WHAT IS ASKED –
Exactly retype the lines from the one containing "Emit a web page" through the one containing "41.3, 38.9, 37.6];"; both ends count, pictures do not.

===== DATA SUPPLIED =====

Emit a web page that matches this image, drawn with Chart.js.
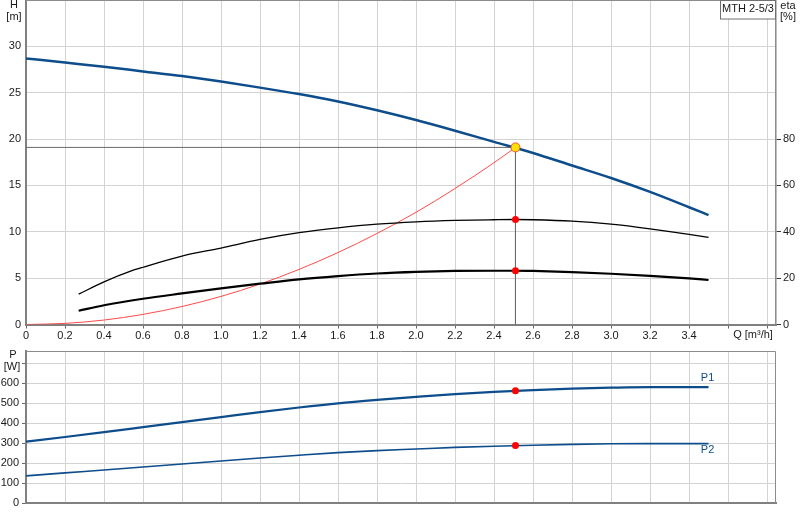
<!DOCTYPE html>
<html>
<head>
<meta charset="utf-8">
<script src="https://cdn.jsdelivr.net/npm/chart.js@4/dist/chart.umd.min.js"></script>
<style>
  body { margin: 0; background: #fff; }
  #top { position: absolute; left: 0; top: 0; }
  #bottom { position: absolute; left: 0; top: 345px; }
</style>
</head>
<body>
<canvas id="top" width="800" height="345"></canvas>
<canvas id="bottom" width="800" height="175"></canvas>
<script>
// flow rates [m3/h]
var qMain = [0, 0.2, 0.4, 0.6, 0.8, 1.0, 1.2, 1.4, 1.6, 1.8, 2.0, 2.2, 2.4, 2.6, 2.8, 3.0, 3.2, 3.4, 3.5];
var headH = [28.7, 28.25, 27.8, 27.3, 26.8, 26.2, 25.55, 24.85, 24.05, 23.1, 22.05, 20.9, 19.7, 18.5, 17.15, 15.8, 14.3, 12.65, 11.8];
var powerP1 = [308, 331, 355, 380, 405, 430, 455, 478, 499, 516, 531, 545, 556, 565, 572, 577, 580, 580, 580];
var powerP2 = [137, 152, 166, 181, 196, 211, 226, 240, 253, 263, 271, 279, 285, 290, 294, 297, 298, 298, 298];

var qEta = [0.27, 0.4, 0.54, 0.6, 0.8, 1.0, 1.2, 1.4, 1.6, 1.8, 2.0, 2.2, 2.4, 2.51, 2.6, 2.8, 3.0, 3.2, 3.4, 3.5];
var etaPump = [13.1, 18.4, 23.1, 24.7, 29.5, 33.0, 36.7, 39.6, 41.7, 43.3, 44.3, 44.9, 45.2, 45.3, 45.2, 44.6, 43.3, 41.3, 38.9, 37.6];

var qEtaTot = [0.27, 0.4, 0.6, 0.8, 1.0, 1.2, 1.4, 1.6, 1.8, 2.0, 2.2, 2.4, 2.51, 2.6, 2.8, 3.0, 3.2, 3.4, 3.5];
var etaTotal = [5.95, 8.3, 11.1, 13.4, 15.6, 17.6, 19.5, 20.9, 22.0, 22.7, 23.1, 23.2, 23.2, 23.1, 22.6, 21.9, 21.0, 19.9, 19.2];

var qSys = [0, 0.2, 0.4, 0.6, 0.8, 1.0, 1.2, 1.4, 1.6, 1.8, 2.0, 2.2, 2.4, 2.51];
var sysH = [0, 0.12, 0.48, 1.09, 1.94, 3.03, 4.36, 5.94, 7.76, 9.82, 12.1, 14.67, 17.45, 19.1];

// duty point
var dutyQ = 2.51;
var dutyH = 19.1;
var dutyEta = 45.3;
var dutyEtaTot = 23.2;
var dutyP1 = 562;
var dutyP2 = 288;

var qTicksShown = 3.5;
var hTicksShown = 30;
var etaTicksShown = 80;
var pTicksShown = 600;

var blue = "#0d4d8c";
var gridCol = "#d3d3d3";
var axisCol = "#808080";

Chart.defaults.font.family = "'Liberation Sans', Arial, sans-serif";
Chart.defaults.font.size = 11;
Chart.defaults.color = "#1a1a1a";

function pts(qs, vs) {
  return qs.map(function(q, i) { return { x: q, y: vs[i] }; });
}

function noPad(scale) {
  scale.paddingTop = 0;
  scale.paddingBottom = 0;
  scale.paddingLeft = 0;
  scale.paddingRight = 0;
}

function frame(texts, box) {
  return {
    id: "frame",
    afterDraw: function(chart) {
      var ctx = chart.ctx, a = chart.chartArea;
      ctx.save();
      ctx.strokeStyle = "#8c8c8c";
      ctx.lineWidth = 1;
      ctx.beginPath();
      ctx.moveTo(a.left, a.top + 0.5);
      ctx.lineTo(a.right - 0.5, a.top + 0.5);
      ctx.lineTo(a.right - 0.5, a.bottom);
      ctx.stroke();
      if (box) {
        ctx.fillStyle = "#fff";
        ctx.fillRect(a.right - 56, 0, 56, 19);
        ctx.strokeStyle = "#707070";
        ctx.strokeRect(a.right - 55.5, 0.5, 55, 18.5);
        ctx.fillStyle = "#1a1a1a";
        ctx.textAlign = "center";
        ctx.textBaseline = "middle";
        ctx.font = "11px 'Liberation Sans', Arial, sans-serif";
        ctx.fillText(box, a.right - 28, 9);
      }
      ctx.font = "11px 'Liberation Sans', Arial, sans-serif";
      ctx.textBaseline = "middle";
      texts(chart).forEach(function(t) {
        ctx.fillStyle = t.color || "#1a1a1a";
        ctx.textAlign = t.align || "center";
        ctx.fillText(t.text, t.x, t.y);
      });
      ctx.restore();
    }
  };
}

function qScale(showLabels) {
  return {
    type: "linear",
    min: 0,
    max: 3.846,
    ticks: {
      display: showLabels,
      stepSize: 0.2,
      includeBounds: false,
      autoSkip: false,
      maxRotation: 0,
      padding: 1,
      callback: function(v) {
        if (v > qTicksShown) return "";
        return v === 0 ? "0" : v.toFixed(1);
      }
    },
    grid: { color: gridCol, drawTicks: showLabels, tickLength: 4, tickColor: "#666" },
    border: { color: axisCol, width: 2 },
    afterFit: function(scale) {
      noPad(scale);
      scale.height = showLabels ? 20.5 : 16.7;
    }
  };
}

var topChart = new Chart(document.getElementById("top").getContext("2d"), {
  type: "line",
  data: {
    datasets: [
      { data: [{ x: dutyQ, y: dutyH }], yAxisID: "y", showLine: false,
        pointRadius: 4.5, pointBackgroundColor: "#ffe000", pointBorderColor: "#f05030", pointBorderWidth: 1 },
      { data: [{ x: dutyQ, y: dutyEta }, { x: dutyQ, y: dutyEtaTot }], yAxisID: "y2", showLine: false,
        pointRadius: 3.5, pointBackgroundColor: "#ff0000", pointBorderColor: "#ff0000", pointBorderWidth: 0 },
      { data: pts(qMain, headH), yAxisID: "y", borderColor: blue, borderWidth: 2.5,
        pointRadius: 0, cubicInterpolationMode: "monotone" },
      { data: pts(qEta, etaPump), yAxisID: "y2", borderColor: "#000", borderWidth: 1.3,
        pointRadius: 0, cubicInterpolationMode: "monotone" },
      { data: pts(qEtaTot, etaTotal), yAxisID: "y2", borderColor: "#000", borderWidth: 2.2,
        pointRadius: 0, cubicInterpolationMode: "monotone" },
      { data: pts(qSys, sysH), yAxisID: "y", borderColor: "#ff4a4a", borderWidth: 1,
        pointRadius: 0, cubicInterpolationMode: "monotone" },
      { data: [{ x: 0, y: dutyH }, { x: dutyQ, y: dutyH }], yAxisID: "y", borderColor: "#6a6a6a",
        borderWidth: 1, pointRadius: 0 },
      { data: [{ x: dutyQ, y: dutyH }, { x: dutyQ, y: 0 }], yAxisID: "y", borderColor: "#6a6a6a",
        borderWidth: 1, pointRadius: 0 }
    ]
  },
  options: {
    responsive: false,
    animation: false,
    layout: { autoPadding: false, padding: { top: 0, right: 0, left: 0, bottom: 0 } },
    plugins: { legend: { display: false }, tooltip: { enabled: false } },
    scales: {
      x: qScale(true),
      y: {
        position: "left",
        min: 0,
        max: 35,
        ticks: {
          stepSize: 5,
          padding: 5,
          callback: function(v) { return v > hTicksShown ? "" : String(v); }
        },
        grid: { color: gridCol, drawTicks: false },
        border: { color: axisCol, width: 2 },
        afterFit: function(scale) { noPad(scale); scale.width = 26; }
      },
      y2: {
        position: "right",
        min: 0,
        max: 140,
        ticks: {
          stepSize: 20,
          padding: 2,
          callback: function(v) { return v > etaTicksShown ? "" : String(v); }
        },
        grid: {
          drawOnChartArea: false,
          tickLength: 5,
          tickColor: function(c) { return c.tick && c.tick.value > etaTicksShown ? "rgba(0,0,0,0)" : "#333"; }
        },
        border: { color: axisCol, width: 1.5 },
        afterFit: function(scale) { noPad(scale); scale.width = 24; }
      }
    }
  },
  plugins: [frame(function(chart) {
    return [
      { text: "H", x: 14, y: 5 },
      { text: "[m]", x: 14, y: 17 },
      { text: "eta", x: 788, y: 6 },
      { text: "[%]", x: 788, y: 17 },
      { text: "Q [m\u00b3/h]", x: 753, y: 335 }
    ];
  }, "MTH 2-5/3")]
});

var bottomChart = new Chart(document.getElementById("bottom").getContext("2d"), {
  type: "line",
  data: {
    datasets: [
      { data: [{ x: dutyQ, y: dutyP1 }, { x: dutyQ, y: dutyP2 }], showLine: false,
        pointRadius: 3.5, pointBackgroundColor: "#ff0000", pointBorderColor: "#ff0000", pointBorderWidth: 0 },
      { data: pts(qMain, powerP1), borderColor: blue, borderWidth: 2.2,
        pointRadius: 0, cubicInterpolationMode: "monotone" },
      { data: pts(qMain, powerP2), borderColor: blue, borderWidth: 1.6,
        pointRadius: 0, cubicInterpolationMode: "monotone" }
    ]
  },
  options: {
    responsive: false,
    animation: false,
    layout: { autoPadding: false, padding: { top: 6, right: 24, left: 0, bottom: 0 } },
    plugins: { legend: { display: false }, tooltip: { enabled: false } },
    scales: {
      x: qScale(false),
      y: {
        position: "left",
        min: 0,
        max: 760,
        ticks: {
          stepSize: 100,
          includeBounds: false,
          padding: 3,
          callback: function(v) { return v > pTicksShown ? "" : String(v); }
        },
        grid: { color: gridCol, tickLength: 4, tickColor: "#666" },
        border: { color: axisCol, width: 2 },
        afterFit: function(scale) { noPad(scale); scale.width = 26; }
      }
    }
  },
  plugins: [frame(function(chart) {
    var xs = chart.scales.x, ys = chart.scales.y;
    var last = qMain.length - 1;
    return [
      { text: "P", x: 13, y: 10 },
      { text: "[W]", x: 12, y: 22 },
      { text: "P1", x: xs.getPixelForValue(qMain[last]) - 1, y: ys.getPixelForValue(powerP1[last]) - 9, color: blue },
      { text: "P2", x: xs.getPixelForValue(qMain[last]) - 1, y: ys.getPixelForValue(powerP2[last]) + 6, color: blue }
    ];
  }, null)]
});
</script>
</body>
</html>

=====
===== DATA SUPPLIED =====

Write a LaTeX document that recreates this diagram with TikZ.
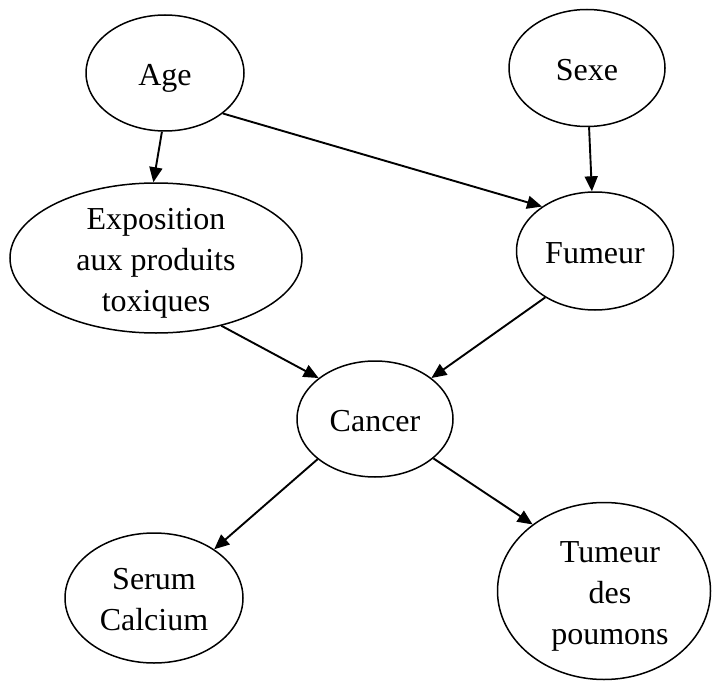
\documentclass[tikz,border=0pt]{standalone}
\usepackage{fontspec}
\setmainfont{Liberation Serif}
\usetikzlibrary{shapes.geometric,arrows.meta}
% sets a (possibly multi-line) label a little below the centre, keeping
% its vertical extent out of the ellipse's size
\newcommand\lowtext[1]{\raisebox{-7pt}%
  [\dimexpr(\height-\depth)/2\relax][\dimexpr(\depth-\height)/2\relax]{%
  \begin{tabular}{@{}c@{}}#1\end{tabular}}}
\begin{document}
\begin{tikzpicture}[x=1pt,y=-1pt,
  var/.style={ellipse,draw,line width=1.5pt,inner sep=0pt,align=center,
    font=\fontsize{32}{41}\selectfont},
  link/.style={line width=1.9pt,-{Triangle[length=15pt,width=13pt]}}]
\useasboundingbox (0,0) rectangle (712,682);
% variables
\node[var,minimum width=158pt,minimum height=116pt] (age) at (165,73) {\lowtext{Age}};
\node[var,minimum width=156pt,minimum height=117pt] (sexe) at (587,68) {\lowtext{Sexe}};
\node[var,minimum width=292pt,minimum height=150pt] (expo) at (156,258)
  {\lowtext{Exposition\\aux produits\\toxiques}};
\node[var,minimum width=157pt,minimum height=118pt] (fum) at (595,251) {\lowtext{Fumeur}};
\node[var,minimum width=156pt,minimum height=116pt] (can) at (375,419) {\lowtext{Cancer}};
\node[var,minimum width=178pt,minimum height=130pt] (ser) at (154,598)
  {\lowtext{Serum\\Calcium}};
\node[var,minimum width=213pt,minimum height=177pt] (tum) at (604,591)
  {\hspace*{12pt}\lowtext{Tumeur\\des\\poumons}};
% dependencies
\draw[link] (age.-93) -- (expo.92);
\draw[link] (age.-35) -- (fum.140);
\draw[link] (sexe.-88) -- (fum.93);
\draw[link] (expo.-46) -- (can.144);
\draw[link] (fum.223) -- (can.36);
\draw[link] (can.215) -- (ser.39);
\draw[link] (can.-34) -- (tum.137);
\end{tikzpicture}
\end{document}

=====

FINAL RESULT –
Emit a web page that matches this image, drawn with Chart.js.
<!DOCTYPE html>
<html>
<head>
<meta charset="utf-8">
<script src="https://cdn.jsdelivr.net/npm/chart.js@4/dist/chart.umd.min.js"></script>
<style>
  body { margin: 0; background: #fff; }
  #top { position: absolute; left: 0; top: 0; }
  #bottom { position: absolute; left: 0; top: 345px; }
</style>
</head>
<body>
<canvas id="top" width="800" height="345"></canvas>
<canvas id="bottom" width="800" height="175"></canvas>
<script>
// flow rates [m3/h]
var qMain = [0, 0.2, 0.4, 0.6, 0.8, 1.0, 1.2, 1.4, 1.6, 1.8, 2.0, 2.2, 2.4, 2.6, 2.8, 3.0, 3.2, 3.4, 3.5];
var headH = [28.7, 28.25, 27.8, 27.3, 26.8, 26.2, 25.55, 24.85, 24.05, 23.1, 22.05, 20.9, 19.7, 18.5, 17.15, 15.8, 14.3, 12.65, 11.8];
var powerP1 = [308, 331, 355, 380, 405, 430, 455, 478, 499, 516, 531, 545, 556, 565, 572, 577, 580, 580, 580];
var powerP2 = [137, 152, 166, 181, 196, 211, 226, 240, 253, 263, 271, 279, 285, 290, 294, 297, 298, 298, 298];

var qEta = [0.27, 0.4, 0.54, 0.6, 0.8, 1.0, 1.2, 1.4, 1.6, 1.8, 2.0, 2.2, 2.4, 2.51, 2.6, 2.8, 3.0, 3.2, 3.4, 3.5];
var etaPump = [13.1, 18.4, 23.1, 24.7, 29.5, 33.0, 36.7, 39.6, 41.7, 43.3, 44.3, 44.9, 45.2, 45.3, 45.2, 44.6, 43.3, 41.3, 38.9, 37.6];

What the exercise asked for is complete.